The only problems still are that they both are still possessive of their toys so toy playtime has to be watched closely and only when I allow it. Nicky also does not like to be hurt and when Patrick accidentally steps on him he will go after Patrick but Patrick has been willing to mostly back off now instead of attacking back. I was really worried after the big fight they had but that seems to have settled everything.


----------



## meg&bernie (Mar 24, 2008)

WOW! What a difference! I love that face!


----------



## Criosphynx (May 15, 2008)

ah HA! I was looking for photos of this guy again to show to my SO! Glad you got him!


----------



## wolfsnaps (Apr 27, 2007)

Wow what a difference. I like the difference but to be honest, I think he would look better with just a little more facial hair but thats me...all about the scruffy look. Either way that is one cool looking dog. I like how they did his tail. 

And its true,As MyCharlie put it, his eyes DO look like those paintings that follow you around the room. They definetly attract attention. VERY Pretty tho.


----------



## agility collie mom (Jan 26, 2008)

Wow! Love Nicky's new do!! Now you can really see his baby blues.


----------



## digits mama (Jun 13, 2007)

he is a beauty!!!! Thanks for adopting him!!

I think he looks like a Lhaso apso....He looks similar to my Bianca years ago...


----------



## irzi (Jan 4, 2008)

he definately looks stylish now a handsome lad

i really like the large blond dog on the sofa


----------



## patrickandduncan'smom (Aug 6, 2007)

Thanks everyone!

Wolfsnaps-I like a little longer hair also, but his face was completely matted so she had to shave him down.

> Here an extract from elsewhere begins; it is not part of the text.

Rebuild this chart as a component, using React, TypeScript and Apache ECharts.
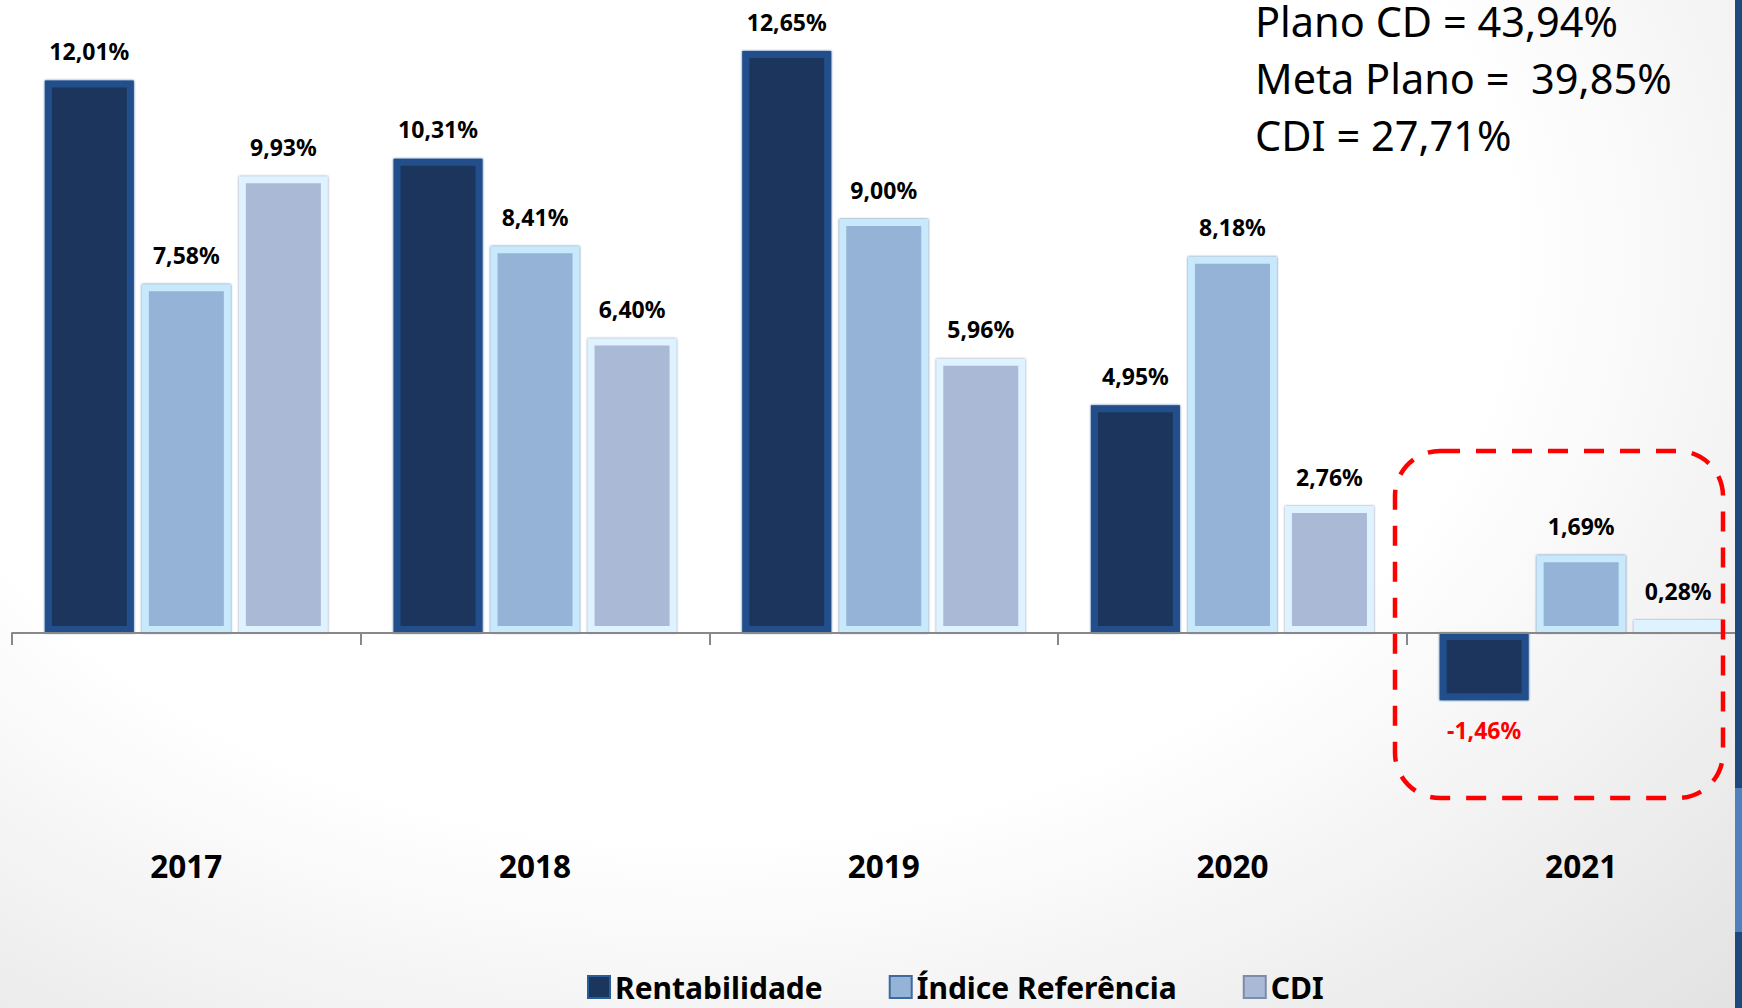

irzi-the big blonde dog on the sofa is my baby Patrick. He is a 2yr old standard poodle/golden retriever mix "AKA" Goldendoodle (he weighs about 100lbs so he is a big boy).


----------



## FilleBelle (Aug 1, 2007)

Glad to hear things have settled a bit. I know you were worried.


----------



## rikkimum (Sep 7, 2008)

Hi! I'm new here but was researching to find husky/ shih-tzu crosses. My mom has a female that she got from a friend of hers. She was an accidental cross-breed between a husky father and shih-tzu mother. She's adorable, looks similar to your little guy but with lighter grey and white hair. She is built the same way with short legs and a long body.Everyone thinks she is crazy when she tells them what kind of dog she has... especially when they hear that the Father, NOT THE MOTHER, is the Husky. Hope you enjoy him as much as my mother loves her "Daisy". If Nicky is anything like her, he has a unique personality to go with the looks!


----------



## Patt (Feb 12, 2008)

Holy moly what a difference a hair cut makes. He is SO cute.


----------